Why The AI-Derangement Syndrome? Image

Why The AI-Derangement Syndrome?

By Christopher Moonlight | May 8, 2025

A Response To Those Who Believe AI Can’t Be Used For Creativity

AI is no more capable of creating art than a tube of paint, a brush, a lump of clay, or a digital canvas. Like a shovel won’t dig a ditch for you or a pen won’t understand your thoughts, AI is a tool guided by human intent. The value of what it makes depends entirely on the mind behind it, whether wielding a charred stick or a neural network humming with code. Art has always evolved with technology, from cave walls to computer screens. Every advance has expanded what we can create, not diminished it.

Yet, each time a new tool like AI emerges, a wave of fear and fury ripples through the world, stifling clear-headed discussion. Hollywood’s grim stories of rogue machines don’t help, planting seeds of doubt that technology itself is the enemy. But if things go wrong, it’s not AI acting alone; it’s us, dodging accountability out of fear, letting the ship run aground. When we take responsibility, we decide where AI fits, where it’s not needed, and where it can handle the grunt work so we can focus on what we want to shape with our own hearts and hands.

“AI is no more capable of creating art than a tube of paint…”

The loudest critics often mask their unease as principle, tossing out vague rules about what makes art real or calling new tools lazy cheats.
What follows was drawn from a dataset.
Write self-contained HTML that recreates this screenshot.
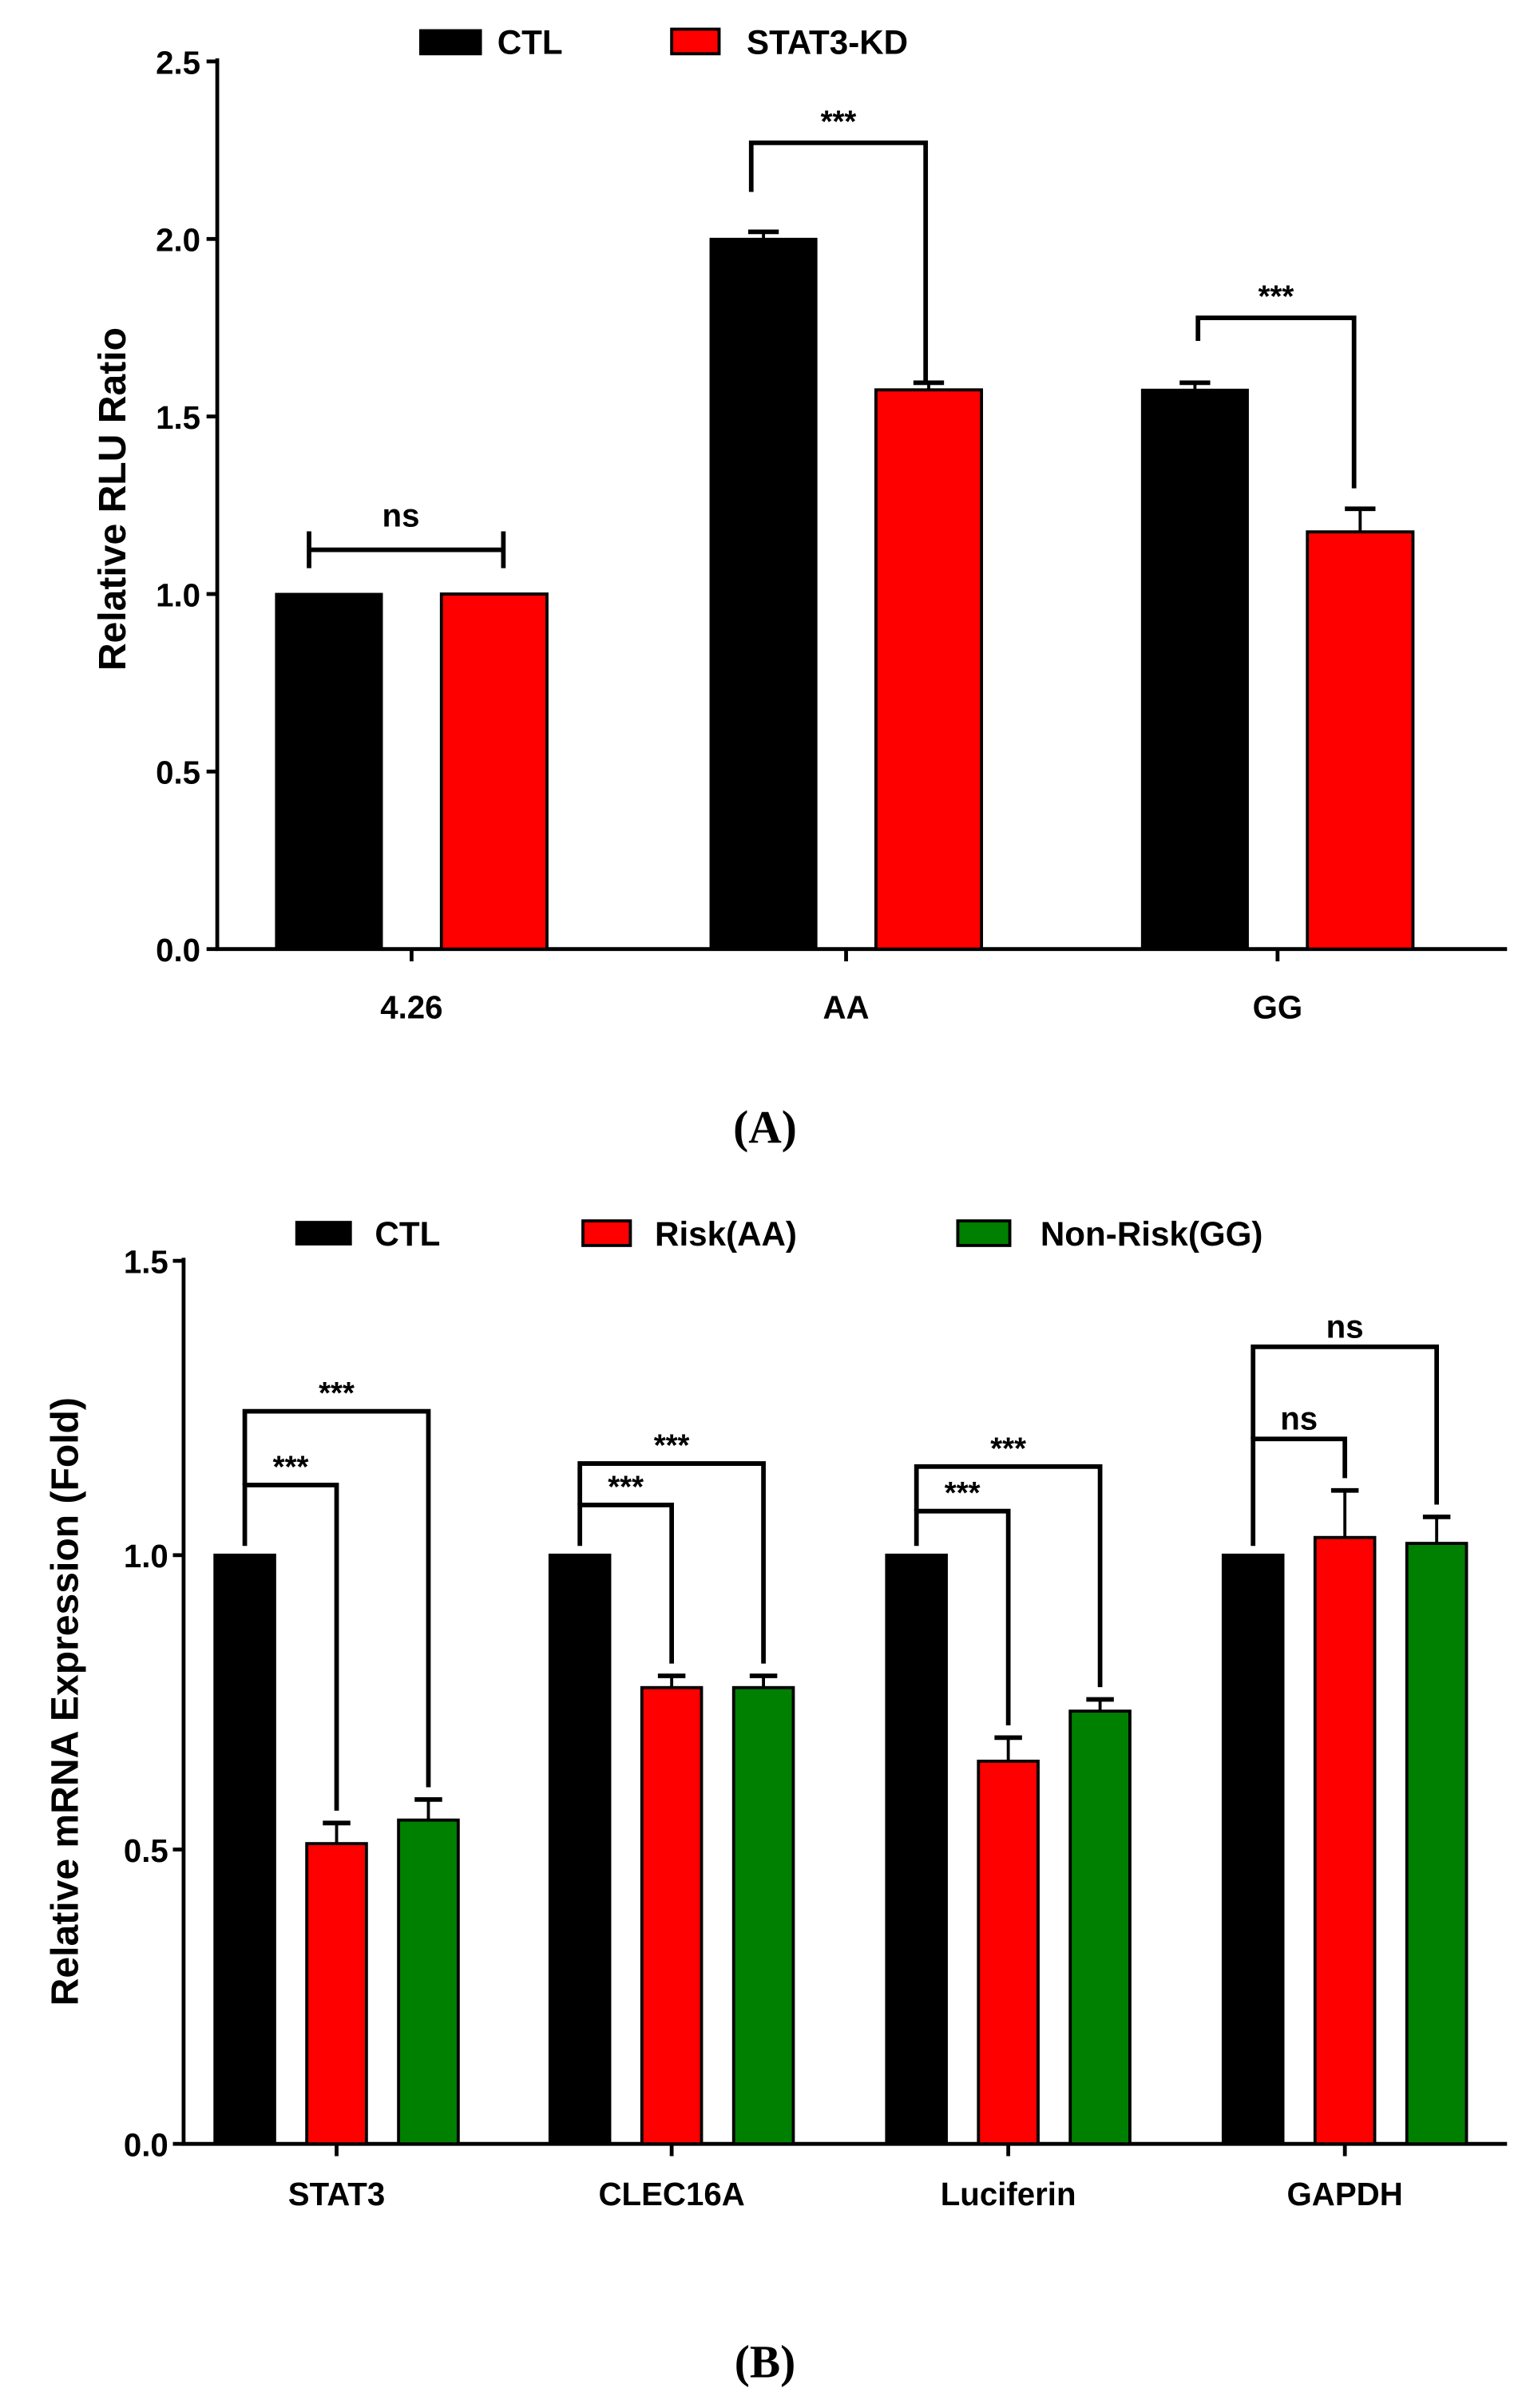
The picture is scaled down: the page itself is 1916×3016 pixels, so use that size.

These arguments bend to fit personal comfort zones, ignoring a culture that thrives on memes, remixes, fan art, and viral edits, many of which sidestep intellectual property without a blink. Plenty of artists borrow styles like anime, Tumblr’s raw edges, or Disney’s glossy charm, yet balk when AI enters the conversation. Odder still, some pin their hopes on old characters hitting the public domain, believing a return to familiar stories will somehow restore quality to art and culture. They’d rather freeze progress than risk the unknown. But art doesn’t grow by clinging to the past; it blooms when we blend the valuable lessons we can learn from it with what is possible with fresh, young minds using what is unfamiliar for those who have come before.